The European Union has also started to fund this area, launching a new multi-country project on building capacity for evidence use in 2023. 

And the World Bank’s Development Impact (DIME) unit is soon to scale up a trial-and adopt methodology that it’s been using for two decades to strengthen the way data and impact evaluation evidence make their way into policy. 

This renewal of interest in evidence use is reflected in other multilaterals too. Earlier this year, the UN General Assembly created a new Scientific Advisory Board. And in the past two years, the OECD has published two comprehensive edited volumes on evidence use—a report in 2020 followed by a book on evidence use in education last year, which includes the results of a survey on evidence use with education policymakers in over 25 countries.

Two big implications and questions 

It’s exciting to see the evidence use field grow. The funding landscape has changed so much since I started working in this space in the BCURE programme (VakaYiko). As I watch this flourishing/expansion, two big questions come to mind:

1. How can we be evidence-informed in our evidence-use work? 

As the sector expands, there’s more and more learning and experience from different parts of it. But there’s a risk that we reinvent the wheel—something I’ve already seen happening in several different spaces.

I wonder if this is just an inevitable part of the journey from a more ‘niche’ approach to something that is embraced  by different sectors and disciplines.

Or is there something we can do better to draw in learning as we go? It was encouraging to see a new funder collective spearheaded by 3ie make a ‘global evidence commitment’ in October, which seems like a step in the right direction. 

2. ‘More’ funding doesn’t mean ‘better’ funding. 
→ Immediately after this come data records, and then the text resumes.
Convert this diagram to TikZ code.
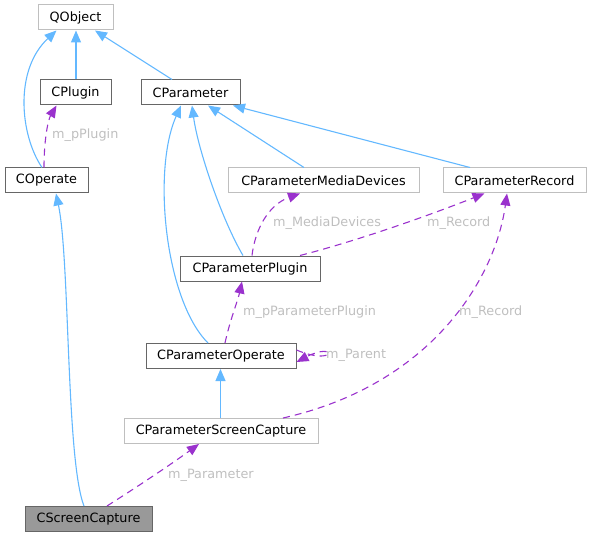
\documentclass[tikz,border=0pt]{standalone}
\usepackage{fontspec}
\setmainfont{DejaVu Sans}
\usetikzlibrary{arrows.meta}
\definecolor{edgeblue}{HTML}{63B8FF}
\definecolor{edgepurple}{HTML}{9A32CD}
\definecolor{boxgray}{HTML}{BFBFBF}
\definecolor{boxdark}{HTML}{666666}
\definecolor{lblgray}{HTML}{BFBFBF}
\begin{document}
\begin{tikzpicture}[x=1pt,y=-1pt,
		cls/.style={draw=boxdark, line width=1pt, inner sep=0pt, minimum height=25pt, font=\fontsize{12.8}{15}\selectfont},
		extcls/.style={cls, draw=boxgray},
		inh/.style={draw=edgeblue, line width=1.1pt, -{Triangle[length=12pt,width=10pt]}},
		uses/.style={draw=edgepurple, line width=1.1pt, dash pattern=on 7pt off 5pt, -{Triangle[length=12pt,width=10pt]}},
		lbl/.style={text=lblgray, anchor=west, inner sep=0pt, font=\fontsize{12.8}{15}\selectfont}]
		\useasboundingbox (0,0) rectangle (591,537);
		
		\node[extcls, minimum width=75pt] (qobject) at (75.5,17.5) {QObject};
		\node[cls, minimum width=71pt] (cplugin) at (75.5,92.5) {CPlugin};
		\node[cls, minimum width=99pt] (cparameter) at (190.5,92.5) {CParameter};
		\node[cls, minimum width=83pt] (coperate) at (46.5,180.5) {COperate};
		\node[extcls, minimum width=191pt] (cmedia) at (323.5,180.5) {CParameterMediaDevices};
		\node[extcls, minimum width=143pt] (crecord) at (514.5,180.5) {CParameterRecord};
		\node[cls, minimum width=140pt] (cpplugin) at (250,268.5) {CParameterPlugin};
		\node[cls, minimum width=150pt] (cpoperate) at (221,356) {CParameterOperate};
		\node[extcls, minimum width=194pt] (cpscreen) at (221,431) {CParameterScreenCapture};
		\node[cls, minimum width=127pt, fill=black!40] (cscreen) at (88.5,519) {CScreenCapture};
		
		\draw[inh] ([xshift=-4.5pt]coperate.north) .. controls (20,135) and (14,70) .. ([xshift=-19pt]qobject.south);
		\draw[inh] ([xshift=0.5pt]cplugin.north) -- ([xshift=0.5pt]qobject.south);
		\draw[inh] ([xshift=-18.5pt]cparameter.north) -- ([xshift=19.5pt]qobject.south);
		\draw[inh] ([xshift=-19.5pt]cmedia.north) -- ([xshift=17.5pt]cparameter.south);
		\draw[inh] ([xshift=-44.5pt]crecord.north) -- ([xshift=42.5pt]cparameter.south);
		\draw[inh] ([xshift=-7pt]cpplugin.north) .. controls (222,220) and (198,150) .. ([xshift=1.5pt]cparameter.south);
		\draw[inh] ([xshift=-13pt]cpoperate.north) .. controls (165,300) and (152,170) .. ([xshift=-9.5pt]cparameter.south);
		\draw[inh] ([xshift=-0.5pt]cpscreen.north) -- ([xshift=-0.5pt]cpoperate.south);
		\draw[inh] ([xshift=-4.5pt]cscreen.north) .. controls (66,460) and (70,260) .. ([xshift=9.5pt]coperate.south);
		
		\draw[uses] ([xshift=-2.5pt]coperate.north) .. controls (44,140) and (48,120) .. ([xshift=-19pt]cplugin.south);
		\node[lbl] (lplugin) at (52,135) {m\_pPlugin};
		\draw[uses] ([xshift=2pt]cpplugin.north) .. controls (255,230) and (268,205) .. ([xshift=-23.5pt]cmedia.south);
		\node[lbl] (lmedia) at (273,223) {m\_MediaDevices};
		\draw[uses] ([xshift=50pt]cpplugin.north) .. controls (360,240) and (430,215) .. ([xshift=-30pt]crecord.south);
		\node[lbl] (lrecorda) at (427,223) {m\_Record};
		\draw[uses] ([xshift=4pt]cpoperate.north) .. controls (230,320) and (238,300) .. ([xshift=-8pt]cpplugin.south);
		\node[lbl] (lpplugin) at (243,312) {m\_pParameterPlugin};
		\draw[uses] ([yshift=6pt]cpoperate.east) .. controls (337,367) and (337,341) .. ([yshift=-6pt]cpoperate.east);
		\node[lbl] (lparent) at (326,355) {m\_Parent};
		\draw[uses] ([xshift=62pt]cpscreen.north) .. controls (430,385) and (495,280) .. ([xshift=-7.5pt]crecord.south);
		\node[lbl] (lrecordb) at (459,312) {m\_Record};
		\draw[uses] ([xshift=18.5pt]cscreen.north) .. controls (140,485) and (170,465) .. ([xshift=-22pt]cpscreen.south);
		\node[lbl] (lparam) at (168,475) {m\_Parameter};
	\end{tikzpicture}
\end{document}
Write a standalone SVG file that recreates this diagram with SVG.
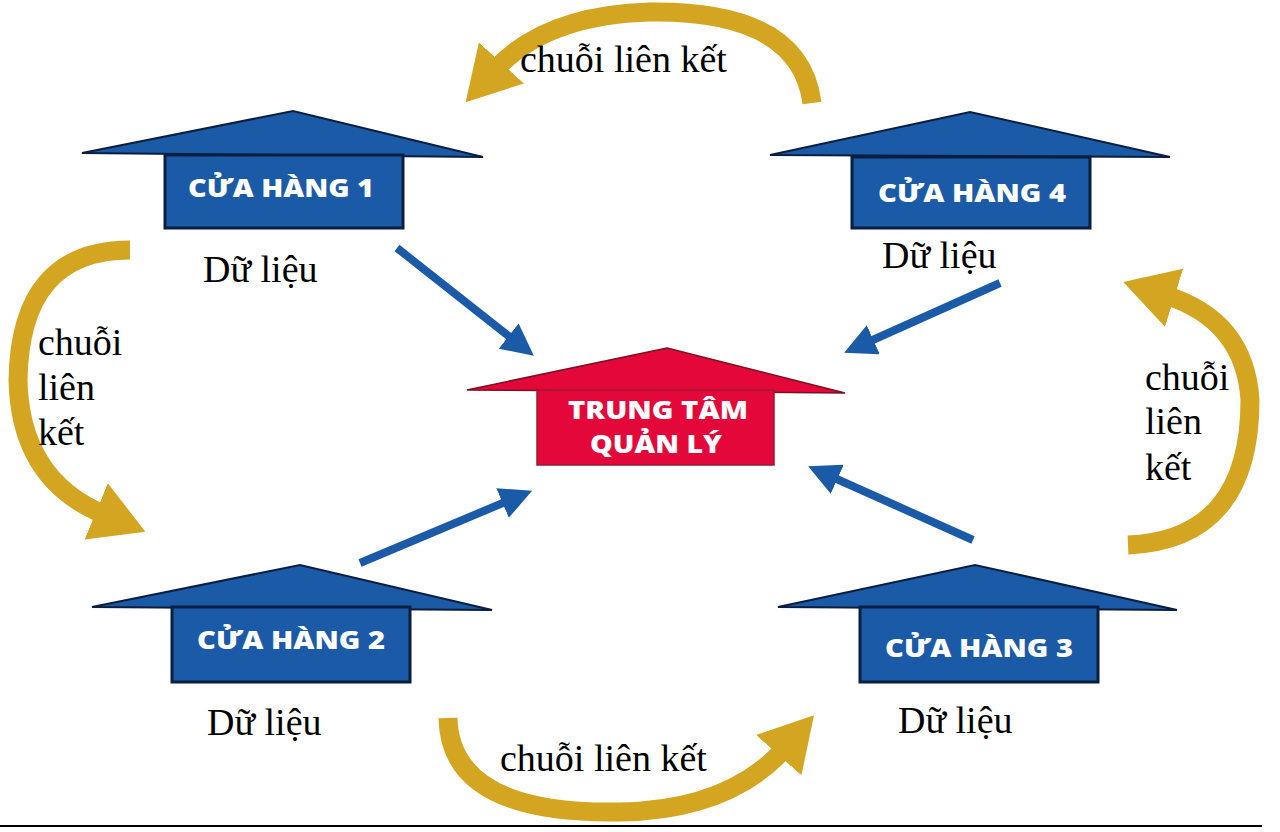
<svg xmlns="http://www.w3.org/2000/svg" width="1280" height="832" viewBox="0 0 1280 832">
<style>
.roof{fill:#1a5aa6;stroke:#0a1f3f;stroke-width:2}
.box{fill:#1a5aa6;stroke:#0a1f3f;stroke-width:3}
.croof{fill:#e4083a;stroke:#7a1020;stroke-width:1.5}
.cbox{fill:#e4083a;stroke:#9a1a30;stroke-width:1.5}
.lbl{font-family:"Open Sans","DejaVu Sans",sans-serif;font-weight:800;font-size:25px;fill:#fff;text-anchor:middle}
.t{font-family:"Liberation Serif",serif;font-size:38px;fill:#000}
.blue{stroke:#1a5aa6;stroke-width:8;fill:none;marker-end:url(#bh)}
.gold{stroke:#d4a520;stroke-width:19;fill:none;marker-end:url(#gh)}
</style>
<defs>
<marker id="bh" markerWidth="4" markerHeight="4" refX="1" refY="2" orient="auto" markerUnits="strokeWidth"><path d="M0,0 L4,2 L0,4 z" fill="#1a5aa6"/></marker>
<marker id="gh" markerWidth="2.8" markerHeight="3.2" refX="0.5" refY="1.6" orient="auto" markerUnits="strokeWidth"><path d="M0,0 L2.8,1.6 L0,3.2 z" fill="#d4a520"/></marker>
</defs>
<rect width="1280" height="832" fill="#fff"/>
<g id="connectors">
<line class="blue" x1="397" y1="248" x2="515" y2="341"/>
<line class="blue" x1="1000" y1="283" x2="866" y2="343"/>
<line class="blue" x1="360" y1="563" x2="510" y2="500"/>
<line class="blue" x1="973" y1="540" x2="830" y2="476"/>
<path class="gold" d="M812 103 Q800 10 650 12 Q545 15 495 70"/>
<path class="gold" d="M130 250 Q20 250 18 380 Q20 480 105 515"/>
<path class="gold" d="M448 718 Q450 815 620 812 Q730 810 785 748"/>
<path class="gold" d="M1128 545 Q1250 540 1250 400 Q1245 320 1165 295"/>
</g>
<g id="store1"><polygon class="roof" points="82,153 293,111 483,157"/><rect class="box" x="165" y="155" width="238" height="73"/><text class="lbl" x="281" y="197" textLength="186" lengthAdjust="spacingAndGlyphs">CỬA HÀNG 1</text></g>
<g id="store4"><polygon class="roof" points="770,155 970,112 1170,157"/><rect class="box" x="852" y="157" width="238" height="71"/><text class="lbl" x="972" y="202" textLength="188" lengthAdjust="spacingAndGlyphs">CỬA HÀNG 4</text></g>
<g id="store2"><polygon class="roof" points="92,607 300,565 492,610"/><rect class="box" x="172" y="607" width="238" height="75"/><text class="lbl" x="291" y="649" textLength="188" lengthAdjust="spacingAndGlyphs">CỬA HÀNG 2</text></g>
<g id="store3"><polygon class="roof" points="778,607 975,565 1177,610"/><rect class="box" x="860" y="607" width="238" height="75"/><text class="lbl" x="979" y="657" textLength="188" lengthAdjust="spacingAndGlyphs">CỬA HÀNG 3</text></g>
<g id="center"><polygon class="croof" points="467,390 667,348 845,393"/><rect class="cbox" x="537" y="390" width="237" height="75"/><text class="lbl" x="658" y="419" font-size="23" textLength="180" lengthAdjust="spacingAndGlyphs">TRUNG TÂM</text><text class="lbl" x="656" y="453" font-size="23" textLength="132" lengthAdjust="spacingAndGlyphs">QUẢN LÝ</text></g>
<g id="texts">
<text class="t" x="520" y="72">chuỗi liên kết</text>
<text class="t" x="500" y="771">chuỗi liên kết</text>
<text class="t" x="38" y="355">chuỗi</text><text class="t" x="38" y="400">liên</text><text class="t" x="38" y="445">kết</text>
<text class="t" x="1145" y="390">chuỗi</text><text class="t" x="1145" y="434">liên</text><text class="t" x="1145" y="480">kết</text>
<text class="t" x="203" y="282">Dữ liệu</text>
<text class="t" x="882" y="268">Dữ liệu</text>
<text class="t" x="207" y="735">Dữ liệu</text>
<text class="t" x="898" y="733">Dữ liệu</text>
</g>
<line x1="0" y1="826" x2="1262" y2="826" stroke="#000" stroke-width="2"/>
</svg>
It’s great to see more and more funders interested in evidence use. But I wonder how we can also turn this into ‘better’ funding.

Literature and experience so far show a strikingly similar set of recommendations and issues emerge again and again. These are explained with a post-Covid lens in this useful set of recommendations for funders from CGD.

So how can we use the collective interest and momentum to find solutions to some of these common funding issues?